- **What to do**
Your task is to reproduce, verbatim and without pictures, the lines from the opening of the listing through the line containing "const yTickLabels = ['-0.5', '0.0', '0".

•••••

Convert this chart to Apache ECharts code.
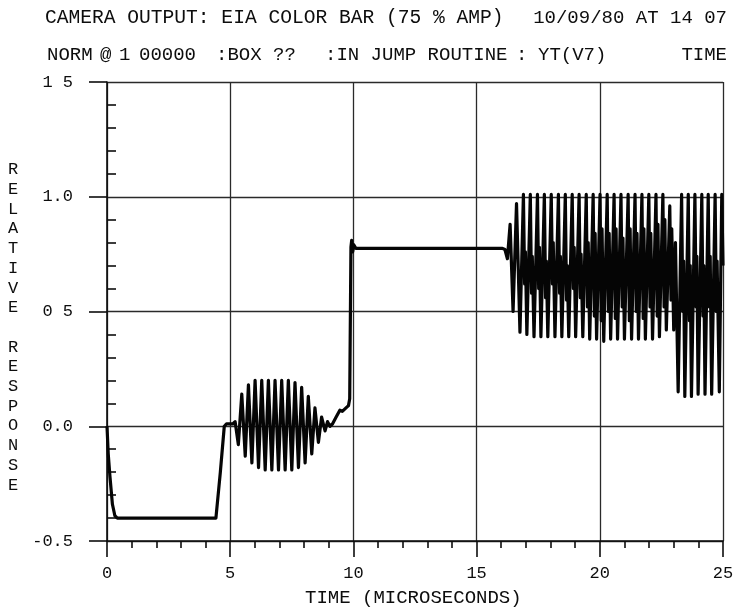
<!DOCTYPE html>
<html>
<head>
<meta charset="utf-8">
<script src="https://cdn.jsdelivr.net/npm/echarts@6/dist/echarts.min.js"></script>
<style>
  html, body { margin: 0; background: #fff; }
  #chart { width: 747px; height: 608px; }
</style>
</head>
<body>
<div id="chart"></div>
<script>
// tick labels as printed on the plot
const xTickLabels = ['0', '5', '10', '15', '20', '25'];
const yTickLabels = ['-0.5', '0.0', '0 5', '1.0', '1 5'];

// trace pieces, [time in microseconds, relative response]
const syncTrace = [
  [0, 0.0], [0.05, -0.12], [0.12, -0.22], [0.22, -0.34], [0.32, -0.39], [0.42, -0.40],
  [4.42, -0.40], [4.6, -0.2], [4.76, 0.0], [4.85, 0.01], [5.1, 0.01], [5.2, 0.02]
];
const burstTrace = [
  [5.33, -0.08], [5.47, 0.14], [5.61, -0.13], [5.74, 0.18], [5.88, -0.16], [6.01, 0.20],
  [6.15, -0.18], [6.28, 0.20], [6.42, -0.19], [6.55, 0.20], [6.69, -0.19], [6.82, 0.20],
  [6.96, -0.19], [7.09, 0.20], [7.23, -0.19], [7.36, 0.20], [7.50, -0.19], [7.63, 0.19],
  [7.77, -0.18], [7.90, 0.17], [8.04, -0.16], [8.17, 0.13], [8.31, -0.12], [8.44, 0.08],
  [8.58, -0.07], [8.71, 0.04], [8.85, -0.02], [8.95, 0.02], [9.05, 0.0]
];
const stepTrace = [
  [9.15, 0.01], [9.3, 0.04], [9.45, 0.07], [9.55, 0.065], [9.7, 0.08], [9.8, 0.09],
  [9.85, 0.12], [9.9, 0.78], [9.93, 0.81], [9.97, 0.76], [10.02, 0.79], [10.1, 0.775],
  [12.0, 0.775], [14.0, 0.775], [16.05, 0.775]
];
const barsTrace = [
  [16.15, 0.77], [16.25, 0.73], [16.36, 0.88], [16.48, 0.50], [16.62, 0.97], [16.76, 0.41],
  [16.90, 1.01], [16.95, 0.62], [16.98, 0.76], [17.04, 0.40],
  [17.18, 1.01], [17.23, 0.58], [17.26, 0.74], [17.33, 0.39],
  [17.47, 1.01], [17.52, 0.60], [17.55, 0.78], [17.61, 0.39],
  [17.75, 1.01], [17.80, 0.56], [17.83, 0.72], [17.89, 0.39],
  [18.03, 1.01], [18.08, 0.62], [18.11, 0.80], [18.18, 0.39],
  [18.32, 1.01], [18.37, 0.58], [18.40, 0.74], [18.46, 0.39],
  [18.60, 1.01], [18.65, 0.55], [18.68, 0.70], [18.74, 0.39],
  [18.88, 1.01], [18.93, 0.60], [18.96, 0.78], [19.02, 0.39],
  [19.16, 1.01], [19.21, 0.56], [19.24, 0.75], [19.31, 0.39],
  [19.45, 1.01], [19.50, 0.52], [19.53, 0.80], [19.59, 0.38],
  [19.73, 1.01], [19.78, 0.48], [19.81, 0.84], [19.87, 0.38],
  [20.01, 1.01], [20.06, 0.46], [20.09, 0.86], [20.16, 0.37],
  [20.30, 1.01], [20.35, 0.50], [20.38, 0.84], [20.44, 0.38],
  [20.58, 1.01], [20.63, 0.47], [20.66, 0.86], [20.72, 0.38],
  [20.86, 1.01], [20.91, 0.52], [20.94, 0.82], [21.00, 0.38],
  [21.15, 1.01], [21.20, 0.46], [21.23, 0.86], [21.29, 0.38],
  [21.43, 1.01], [21.48, 0.50], [21.51, 0.84], [21.57, 0.38],
  [21.71, 1.01], [21.76, 0.47], [21.79, 0.86], [21.85, 0.38],
  [21.99, 1.01], [22.04, 0.52], [22.07, 0.84], [22.14, 0.38],
  [22.28, 1.01], [22.33, 0.48], [22.36, 0.88], [22.42, 0.39],
  [22.56, 1.01], [22.61, 0.52], [22.64, 0.90], [22.70, 0.42],
  [22.84, 0.96], [22.89, 0.55], [22.92, 0.86], [23.00, 0.42]
];
const tailTrace = [
  [23.07, 0.80], [23.18, 0.15],
  [23.32, 1.01], [23.37, 0.50], [23.40, 0.72], [23.45, 0.13],
  [23.59, 1.01], [23.64, 0.46], [23.67, 0.70], [23.72, 0.13],
  [23.86, 1.01], [23.91, 0.52], [23.94, 0.74], [23.99, 0.14],
  [24.14, 1.01], [24.19, 0.48], [24.22, 0.70], [24.27, 0.14],
  [24.40, 1.01], [24.45, 0.52], [24.48, 0.74], [24.54, 0.14],
  [24.68, 1.01], [24.73, 0.50], [24.76, 0.72], [24.85, 0.15],
  [24.95, 1.01], [25.0, 0.70]
];

const FONT = 'Liberation Mono';
const INK = '#0d0d0d';
const txt = (size) => size + 'px "Liberation Mono"';

const chart = echarts.init(document.getElementById('chart'));

const option = {
  animation: false,
  backgroundColor: '#fff',
  grid: { left: 107, right: 24, top: 82, bottom: 67 },
  xAxis: {
    type: 'value',
    min: 0,
    max: 25,
    interval: 5,
    axisLine: { onZero: false, lineStyle: { color: INK, width: 1.6 } },
    axisTick: { length: 16, lineStyle: { color: INK, width: 1.6 } },
    minorTick: { show: true, splitNumber: 5, length: 7, lineStyle: { color: INK, width: 1.6 } },
    splitLine: { show: true, lineStyle: { color: '#2a2a2a', width: 1.3 } },
    axisLabel: {
      margin: 24,
      color: INK,
      fontFamily: FONT,
      fontSize: 17,
      formatter: (v) => xTickLabels[Math.round(v / 5)]
    }
  },
  yAxis: {
    type: 'value',
    min: -0.5,
    max: 1.5,
    interval: 0.5,
    axisLine: { show: true, lineStyle: { color: INK, width: 1.6 } },
    axisTick: { show: true, length: 18, lineStyle: { color: INK, width: 1.6 } },
    minorTick: { show: true, splitNumber: 5, length: -9, lineStyle: { color: INK, width: 1.6 } },
    splitLine: { show: true, lineStyle: { color: '#2a2a2a', width: 1.3 } },
    axisLabel: {
      margin: 34,
      color: INK,
      fontFamily: FONT,
      fontSize: 17,
      formatter: (v) => yTickLabels[Math.round((v + 0.5) / 0.5)]
    }
  },
  series: [
    {
      type: 'line',
      data: [].concat(syncTrace, burstTrace, stepTrace, barsTrace, tailTrace),
      showSymbol: false,
      lineStyle: { color: '#050505', width: 3.2, join: 'round' }
    }
  ],
  graphic: [
    // header line 1
    { type: 'text', left: 45, top: 8,
      style: { text: 'CAMERA OUTPUT: EIA COLOR BAR (75 % AMP)', font: txt(19.6), fill: INK } },
    { type: 'text', right: 20, top: 8,
      style: { text: '10/09/80 AT 14 07', font: txt(19), fill: INK } },
    // header line 2
    { type: 'text', left: 47, top: 45, style: { text: 'NORM', font: txt(19), fill: INK } },
    { type: 'text', left: 100, top: 45, style: { text: '@', font: txt(19), fill: INK } },
    { type: 'text', left: 119, top: 45, style: { text: '1', font: txt(19), fill: INK } },
    { type: 'text', left: 139, top: 45, style: { text: '00000', font: txt(19), fill: INK } },
    { type: 'text', left: 216, top: 45, style: { text: ':BOX ??', font: txt(19), fill: INK } },
    { type: 'text', left: 325, top: 45, style: { text: ':IN JUMP ROUTINE', font: txt(19), fill: INK } },
    { type: 'text', left: 516, top: 45, style: { text: ':', font: txt(19), fill: INK } },
    { type: 'text', left: 538, top: 45, style: { text: 'YT(V7)', font: txt(19), fill: INK } },
    { type: 'text', right: 20, top: 45, style: { text: 'TIME', font: txt(19), fill: INK } },
    // y axis name, one letter per line
    { type: 'text', left: 8, top: 160,
      style: { text: 'R\nE\nL\nA\nT\nI\nV\nE\n\nR\nE\nS\nP\nO\nN\nS\nE',
               font: txt(17), fill: INK, lineHeight: 19.7 } },
    // x axis name
    { type: 'text', left: 305, top: 588,
      style: { text: 'TIME (MICROSECONDS)', font: txt(19), fill: INK } }
  ]
};

chart.setOption(option);
</script>
</body>
</html>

•••••

- **Solution below**
Convert this chart to Apache ECharts code.
<!DOCTYPE html>
<html>
<head>
<meta charset="utf-8">
<script src="https://cdn.jsdelivr.net/npm/echarts@6/dist/echarts.min.js"></script>
<style>
  html, body { margin: 0; background: #fff; }
  #chart { width: 747px; height: 608px; }
</style>
</head>
<body>
<div id="chart"></div>
<script>
// tick labels as printed on the plot
const xTickLabels = ['0', '5', '10', '15', '20', '25'];
const yTickLabels = ['-0.5', '0.0', '0 5', '1.0', '1 5'];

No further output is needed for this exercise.